First, the block universe does not entail determinism. This is a common conflation. Determinism is a claim about the dynamical laws: given complete initial conditions, the laws fix the future uniquely. Eternalism is a claim about ontology: all times exist. These are logically independent. A block universe could contain genuinely indeterministic processes—quantum measurements, for instance—whose outcomes are not fixed by prior states but are nonetheless timelessly embedded in the manifold. The future existing does not mean the future was inevitable given the past. It means the future is, full stop.

Second, the concept of agency does not require an open future in the metaphysical sense. What it requires is that your deliberations are causally efficacious—that the process of weighing reasons, considering consequences, and forming intentions actually makes a difference to what happens. In the block universe, this causal structure is preserved. Your decision at time t is part of the causal explanation for the state of affairs at time t+1. The fact that both states exist eternally does not sever the causal link between them, any more than the eternal existence of spatial locations severs the causal link between a billiard ball at position x and the ball it strikes at position y.

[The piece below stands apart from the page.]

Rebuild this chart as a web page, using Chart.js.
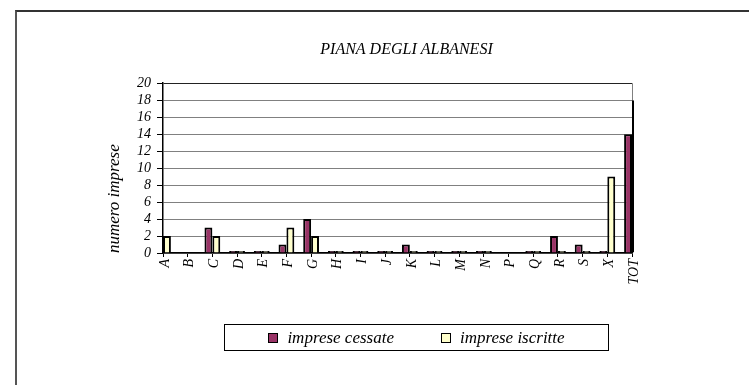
<!DOCTYPE html>
<html>
<head>
<meta charset="utf-8">
<title>Piana degli Albanesi</title>
<script src="https://cdn.jsdelivr.net/npm/chart.js@4.4.1/dist/chart.umd.min.js"></script>
<style>
  html, body { margin: 0; padding: 0; background: #fff; }
  body { width: 749px; height: 385px; position: relative; overflow: hidden; }
  #frame {
    position: absolute; left: 15px; top: 10px; width: 760px; height: 400px;
    border-top: 2px solid #333; border-left: 2px solid #555;
  }
  #myChart { position: absolute; left: 0; top: 0; }
  #legend {
    position: absolute; left: 224px; top: 324px; width: 385px; height: 27px;
    box-sizing: border-box; border: 1px solid #000;
    display: flex; align-items: center; justify-content: center; gap: 47px;
    font: italic 17px 'Liberation Serif', 'Times New Roman', serif; color: #000;
  }
  #legend .item { display: flex; align-items: center; }
  #legend .box { width: 8px; height: 8px; border: 1px solid #000; margin-right: 9px; }
</style>
</head>
<body>
<div id="frame"></div>
<canvas id="myChart" width="749" height="385"></canvas>
<div id="legend"></div>

<script>
// data (null = no bar at all)
var categories = ['A', 'B', 'C', 'D', 'E', 'F', 'G', 'H', 'I', 'J', 'K', 'L', 'M', 'N', 'P', 'Q', 'R', 'S', 'X', 'TOT'];
var cessate  = [0, null, 3, 0, 0, 1, 4, 0, 0, 0, 1, 0, 0, 0, null, 0, 2, 1, 0, 14];
var iscritte = [2, null, 2, 0, 0, 3, 2, 0, 0, 0, 0, 0, 0, 0, null, 0, 0, 0, 9, 18];
var yTicks = [0, 2, 4, 6, 8, 10, 12, 14, 16, 18, 20];

var serif = "'Liberation Serif', 'Times New Roman', serif";

// nudge the title a bit right, like the excel original
var shiftTitle = {
    id: 'shiftTitle',
    afterLayout: function (chart) {
        chart.titleBlock.left += 9;
        chart.titleBlock.right += 9;
    }
};

var ctx = document.getElementById('myChart').getContext('2d');
var chart = new Chart(ctx, {
    type: 'bar',
    data: {
        labels: categories,
        datasets: [{
            label: 'imprese cessate',
            data: cessate,
            backgroundColor: '#993366',
            borderColor: '#000',
            borderWidth: 2,
            minBarLength: 2,
            clip: { left: 0, top: 0, right: 2, bottom: 0 }
        }, {
            label: 'imprese iscritte',
            data: iscritte,
            backgroundColor: '#FFFFCC',
            borderColor: '#000',
            borderWidth: 2,
            minBarLength: 2,
            clip: { left: 0, top: 0, right: 2, bottom: 0 }
        }]
    },
    options: {
        responsive: false,
        animation: false,
        events: [],
        layout: { padding: { left: 104, right: 117, top: 0, bottom: 82 } },
        datasets: {
            bar: { categoryPercentage: 0.64, barPercentage: 1.0 }
        },
        scales: {
            x: {
                offset: false,
                afterFit: function (scale) { scale.height = 50; },
                grid: {
                    offset: false,
                    drawOnChartArea: true,
                    color: function (c) { return c.index === categories.length - 1 ? '#808080' : 'rgba(0,0,0,0)'; },
                    tickColor: '#000',
                    tickLength: 4
                },
                border: { display: true, color: '#000', width: 1.5 },
                ticks: {
                    autoSkip: false,
                    maxRotation: 90,
                    minRotation: 90,
                    padding: 2,
                    labelOffset: 2,
                    color: '#000',
                    font: { family: serif, style: 'italic', size: 14 }
                }
            },
            y: {
                min: 0,
                max: 20,
                afterFit: function (scale) { scale.width = 59; },
                afterBuildTicks: function (scale) {
                    scale.ticks = yTicks.map(function (v) { return { value: v }; });
                },
                grid: {
                    color: function (c) { return c.tick && c.tick.value === 20 ? '#222' : '#808080'; },
                    tickColor: '#000',
                    tickLength: 6
                },
                border: { display: true, color: '#000', width: 1.5 },
                ticks: {
                    autoSkip: false,
                    padding: 6,
                    color: '#000',
                    font: { family: serif, style: 'italic', size: 14 }
                },
                title: {
                    display: true,
                    text: 'numero imprese',
                    align: 'start',
                    color: '#000',
                    padding: { top: 0, bottom: 0 },
                    font: { family: serif, style: 'italic', size: 17 }
                }
            }
        },
        plugins: {
            legend: { display: false },
            tooltip: { enabled: false },
            title: {
                display: true,
                text: 'PIANA DEGLI ALBANESI',
                fullSize: false,
                color: '#000',
                padding: { top: 40, bottom: 24 },
                font: { family: serif, style: 'italic', size: 16, weight: 'normal' }
            }
        }
    },
    plugins: [shiftTitle]
});

// html legend with a frame round it
var legend = document.getElementById('legend');
chart.data.datasets.forEach(function (ds) {
    var item = document.createElement('span');
    item.className = 'item';
    var box = document.createElement('span');
    box.className = 'box';
    box.style.background = ds.backgroundColor;
    var txt = document.createElement('span');
    txt.textContent = ds.label;
    item.appendChild(box);
    item.appendChild(txt);
    legend.appendChild(item);
});
</script>
</body>
</html>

Moral responsibility follows a similar logic. Compatibilist accounts of freedom—which ground responsibility in the capacity for reasons-responsive deliberation rather than in metaphysical indeterminism—are entirely compatible with eternalism. You are morally responsible for your actions because those actions flow from your character, your reasoning, and your evaluative judgments, not because the future was "open" in some absolute sense. The philosopher Jenann Ismael has developed this point with particular clarity, arguing that the deliberative stance—the perspective from which the future appears open and choices appear live—is itself a real and causally potent feature of agents embedded in the block.

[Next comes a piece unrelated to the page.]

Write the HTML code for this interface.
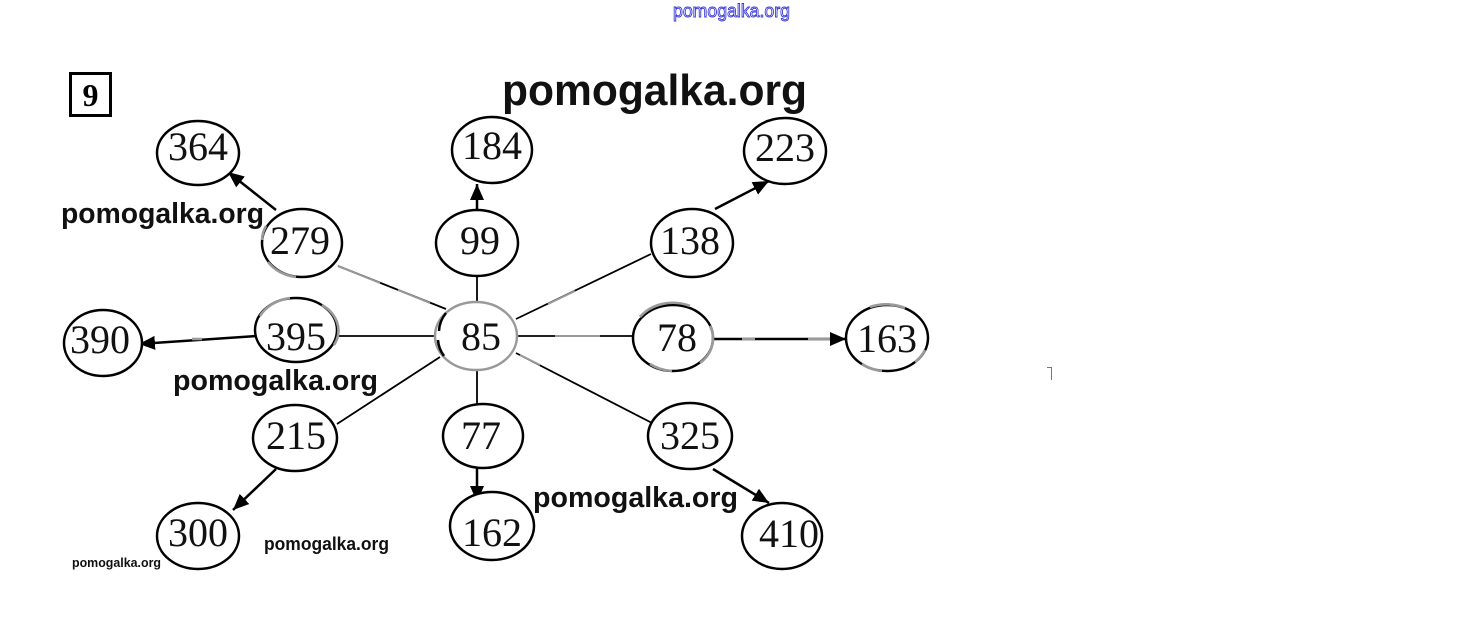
<!DOCTYPE html>
<html>
<head>
<meta charset="utf-8">
<style>
html,body{margin:0;padding:0;background:#fff;}
svg{display:block;}
.n{font-family:"Liberation Serif",serif;font-size:40px;fill:#111;text-anchor:middle;}
.w{font-family:"Liberation Sans",sans-serif;font-weight:bold;fill:#111;}
</style>
</head>
<body>
<svg width="1460" height="627" viewBox="0 0 1460 627" xmlns="http://www.w3.org/2000/svg">
<defs>
<marker id="ah" markerUnits="userSpaceOnUse" markerWidth="18" markerHeight="16" refX="16" refY="7" orient="auto">
<path d="M0,0 L16,7 L0,14 z" fill="#000"/>
</marker>
</defs>
<rect width="1460" height="627" fill="#fff"/>

<!-- top blue watermark -->
<text x="673" y="17" textLength="117" lengthAdjust="spacingAndGlyphs" font-family="Liberation Sans, sans-serif" font-size="18" fill="#fff" stroke="#3a3ad8" stroke-width="0.9">pomogalka.org</text>

<!-- box 9 -->
<rect x="70.5" y="73.5" width="40" height="42" fill="none" stroke="#000" stroke-width="3"/>
<text x="90.5" y="106" text-anchor="middle" font-family="Liberation Serif, serif" font-weight="bold" font-size="32" fill="#000">9</text>

<!-- big watermark -->
<text class="w" x="502" y="105" font-size="44" textLength="305" lengthAdjust="spacingAndGlyphs">pomogalka.org</text>

<!-- plain edges -->
<g stroke="#000" stroke-width="1.8" fill="none">
<line x1="477" y1="277" x2="477" y2="303"/>
<line x1="446" y1="309" x2="338" y2="266"/>
<line x1="516" y1="319" x2="651" y2="254"/>
<line x1="337" y1="336" x2="436" y2="336"/>
<line x1="518" y1="336" x2="632" y2="336"/>
<line x1="440" y1="357" x2="337" y2="424"/>
<line x1="477" y1="370" x2="477" y2="405"/>
<line x1="516" y1="353" x2="652" y2="423"/>
</g>
<!-- gray overlays on edges -->
<g stroke="#9a9a9a" stroke-width="2" fill="none">
<line x1="338" y1="266" x2="380" y2="283"/>
<line x1="398" y1="290" x2="430" y2="303"/>
<line x1="548" y1="304" x2="575" y2="291"/>
<line x1="555" y1="336" x2="600" y2="336"/>
<line x1="520" y1="355" x2="540" y2="365"/>
<line x1="560" y1="336" x2="572" y2="336"/>
</g>

<!-- arrows -->
<g stroke="#000" stroke-width="2.5" fill="none" marker-end="url(#ah)">
<line x1="276" y1="210" x2="228" y2="172"/>
<line x1="477" y1="209" x2="477" y2="184"/>
<line x1="715" y1="209" x2="769" y2="181"/>
<line x1="714" y1="339" x2="846" y2="339"/>
<line x1="256" y1="336" x2="139" y2="344"/>
<line x1="276" y1="469" x2="233" y2="510"/>
<line x1="477" y1="467" x2="477" y2="502"/>
<line x1="713" y1="469" x2="769" y2="503"/>
</g>
<g stroke="#9a9a9a" stroke-width="2.6" fill="none">
<line x1="742" y1="339" x2="755" y2="339"/>
<line x1="808" y1="339" x2="830" y2="339"/>
<line x1="192" y1="339" x2="202" y2="339"/>
</g>

<!-- ellipses -->
<g stroke="#000" stroke-width="2.5" fill="#fff">
<ellipse cx="198" cy="153" rx="41" ry="32"/>
<ellipse cx="492" cy="150" rx="40" ry="33"/>
<ellipse cx="785" cy="151" rx="41" ry="33"/>
<ellipse cx="302" cy="243" rx="40" ry="34"/>
<ellipse cx="477" cy="243" rx="41" ry="33"/>
<ellipse cx="692" cy="243" rx="41" ry="34"/>
<ellipse cx="103" cy="343" rx="39" ry="33"/>
<ellipse cx="296" cy="330" rx="41" ry="32"/>
<ellipse cx="476" cy="336" rx="41" ry="34" stroke="#9a9a9a"/>
<ellipse cx="673" cy="338" rx="40" ry="33"/>
<ellipse cx="887" cy="338" rx="41" ry="33"/>
<ellipse cx="295" cy="438" rx="42" ry="33"/>
<ellipse cx="483" cy="436" rx="40" ry="32"/>
<ellipse cx="690" cy="436" rx="42" ry="33"/>
<ellipse cx="198" cy="536" rx="41" ry="33"/>
<ellipse cx="492" cy="526" rx="42" ry="34"/>
<ellipse cx="782" cy="536" rx="40" ry="33"/>
</g>
<!-- gray arcs on some ellipses -->
<g stroke="#9a9a9a" stroke-width="2.6" fill="none">
<path d="M 268 262 A 40 34 0 0 0 296 277"/>
<path d="M 262 240 A 40 34 0 0 1 266 226"/>
<path d="M 260 316 A 41 32 0 0 1 290 298"/>
<path d="M 322 305 A 41 32 0 0 1 334 345"/>
<path d="M 640 317 A 40 33 0 0 1 690 306"/>
<path d="M 710 326 A 40 33 0 0 1 700 363"/>
<path d="M 650 364 A 40 33 0 0 0 672 371"/>
<path d="M 870 307 A 41 33 0 0 1 905 308"/>
<path d="M 862 364 A 41 33 0 0 0 882 371"/>
<path d="M 925 350 A 41 33 0 0 1 915 362"/>
</g>
<path d="M 439 331 A 41 34 0 0 1 446 313" stroke="#000" stroke-width="2.5" fill="none"/>
<path d="M 438 340 A 41 34 0 0 0 444 356" stroke="#000" stroke-width="2.5" fill="none"/>

<!-- node labels -->
<text class="n" x="198" y="160">364</text>
<text class="n" x="492" y="159">184</text>
<text class="n" x="785" y="161">223</text>
<text class="n" x="300" y="254">279</text>
<text class="n" x="480" y="254">99</text>
<text class="n" x="690" y="254">138</text>
<text class="n" x="100" y="353">390</text>
<text class="n" x="296" y="350">395</text>
<text class="n" x="481" y="350">85</text>
<text class="n" x="677" y="351" fill="#444">78</text>
<text class="n" x="887" y="352">163</text>
<text class="n" x="296" y="449">215</text>
<text class="n" x="481" y="449">77</text>
<text class="n" x="690" y="449">325</text>
<text class="n" x="198" y="546">300</text>
<text class="n" x="492" y="546">162</text>
<text class="n" x="789" y="547">410</text>

<!-- watermarks -->
<text class="w" x="61" y="223" font-size="29" textLength="203" lengthAdjust="spacingAndGlyphs">pomogalka.org</text>
<text class="w" x="173" y="390" font-size="29" textLength="205" lengthAdjust="spacingAndGlyphs">pomogalka.org</text>
<text class="w" x="533" y="507" font-size="29" textLength="205" lengthAdjust="spacingAndGlyphs">pomogalka.org</text>
<text class="w" x="264" y="550" font-size="18" textLength="125" lengthAdjust="spacingAndGlyphs">pomogalka.org</text>
<text class="w" x="72" y="567" font-size="13" textLength="89" lengthAdjust="spacingAndGlyphs">pomogalka.org</text>

<!-- tiny mark -->
<path d="M1047 367.5 H1051.5 V380" stroke="#777" stroke-width="1" fill="none"/>
</svg>
</body>
</html>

What the block universe does challenge is a particular emotional orientation toward time: the sense that the past is lost and the future is a gift. In eternalism, nothing is lost. Your happiest moment is not gone; it is there, as real as it ever was, at its coordinates in the manifold. This is, if anything, a consolation rather than a threat. The philosopher Julian Barbour has suggested that we should think of the block universe not as a prison but as a timeless landscape of moments, each fully real and fully present in its own right. Meaning, in this picture, is not something conferred by the passage of time. It is intrinsic to the pattern of events themselves—to the relationships, the discoveries, the acts of creation and care that constitute a life, all of which exist eternally in the structure of reality.

Takeaway

The block universe does not eliminate agency—it reframes it. Your deliberations are part of the causal architecture of the manifold, and their efficacy is not diminished by the fact that their outcomes exist timelessly. What changes is not your freedom but your metaphysics of loss: in an eternal universe, nothing you have loved is ever truly gone.

The block universe is not a speculative flight of fancy. It is the ontology most naturally suggested by our most thoroughly confirmed physical theory. Minkowski spacetime dissolves the privileged present, renders temporal flow observer-dependent, and places all events—past, present, and future—on equal ontological footing.

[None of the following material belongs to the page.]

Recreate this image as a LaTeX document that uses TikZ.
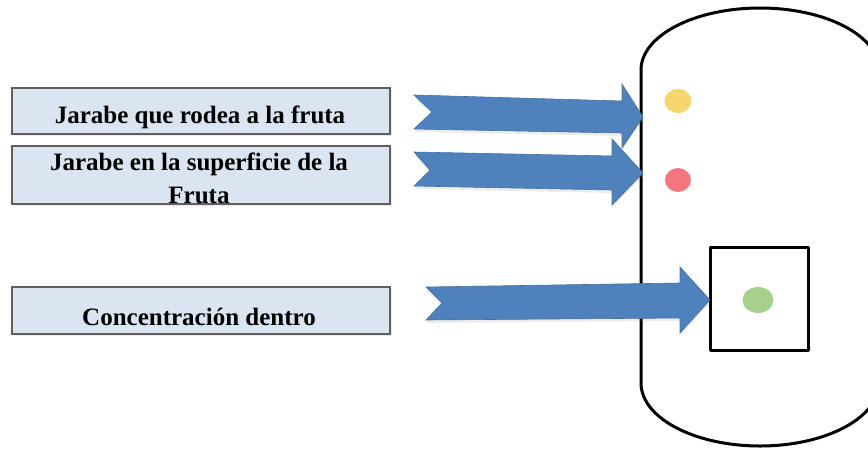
\documentclass[tikz,border=0pt]{standalone}
\usepackage{fontspec}
\setmainfont{Liberation Serif}
\usetikzlibrary{shadows}

\definecolor{boxfill}{HTML}{DBE5F1}
\definecolor{boxline}{HTML}{5F5F5F}
\definecolor{arrowfill}{HTML}{4F81BD}
\definecolor{arrowline}{HTML}{41719C}
\definecolor{dotyellow}{HTML}{F9D56E}
\definecolor{dotred}{HTML}{F4767F}
\definecolor{dotgreen}{HTML}{A8D08D}

\tikzset{
    labelbox/.style={draw=boxline, line width=1.5pt, fill=boxfill, minimum width=378pt, minimum height=46pt, inner sep=0pt,
        drop shadow={opacity=0.15, shadow xshift=1.5pt, shadow yshift=-1.5pt}},
    labeltext/.style={font=\fontsize{25}{30}\selectfont\bfseries, inner sep=0pt, anchor=base},
    blockarrow/.style={fill=arrowfill, draw=arrowline, line width=0.6pt,
        drop shadow={opacity=0.15, shadow xshift=0pt, shadow yshift=-3pt}},
    wall/.style={line width=3pt, line join=round}
}

\begin{document}
\begin{tikzpicture}[x=1pt, y=-1pt]
        \useasboundingbox (0,0) rectangle (868,448);
        \clip (0,0) rectangle (868,448);

        % Label boxes
        \node[labelbox] (rodea) at (201,111) {};
        \node[labelbox, minimum height=58pt] (superficie) at (201,175) {};
        \node[labelbox, minimum height=47pt] (dentro) at (201,310.5) {};

        % Label texts
        \node[labeltext] (rodeatxt) at (200,123) {Jarabe que rodea a la fruta};
        \node[labeltext] (superficietxt) at (199,170) {Jarabe en la superficie de la};
        \node[labeltext] (frutatxt) at (199,203) {Fruta};
        \node[labeltext] (dentrotxt) at (199,325) {Concentración dentro};

        % Fruit (right side runs off the page)
        \draw[wall] (641,383) -- (641,70)
            arc[start angle=180, end angle=360, x radius=119, y radius=62]
            -- (879,383)
            arc[start angle=0, end angle=180, x radius=119, y radius=63] -- cycle;

        % Inner part of the fruit
        \draw[wall] (710,247) rectangle (808,350);

        % Block arrows
        \filldraw[blockarrow] (414,95) -- (622,101) -- (622,84) -- (643,117) -- (622,148) -- (622,133) -- (414,129) -- (432,112) -- cycle;
        \filldraw[blockarrow] (414,152) -- (612,156) -- (612,139) -- (643,173) -- (612,205) -- (612,190) -- (414,186) -- (430,170) -- cycle;
        \filldraw[blockarrow] (426,287) -- (680,283) -- (680,267) -- (710,300) -- (680,333) -- (680,318) -- (426,320) -- (442,303) -- cycle;

        % Dots
        \foreach \x/\y/\rx/\ry/\c in {678/101/13.5/12/dotyellow, 678/180/13/12/dotred, 758/300/15.5/13/dotgreen} {
            \fill[\c] (\x,\y) ellipse[x radius=\rx, y radius=\ry];
        }
    \end{tikzpicture}
\end{document}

This does not leave us impoverished. It leaves us with a richer and more honest metaphysics—one in which temporal experience is explained rather than mystified, where agency is preserved through causal structure rather than metaphysical openness, and where the meaning of a life is measured not by its duration but by its pattern within the manifold.

The deepest challenge of the block universe is not intellectual but affective: learning to inhabit a picture of reality that our evolved psychology was never designed to grasp. The physics is clear. The philosophy is tractable. What remains is the slow work of reconciling what we know with what we feel—and recognizing that the tension between them is itself one of the most illuminating features of being a conscious creature embedded in the fabric of spacetime.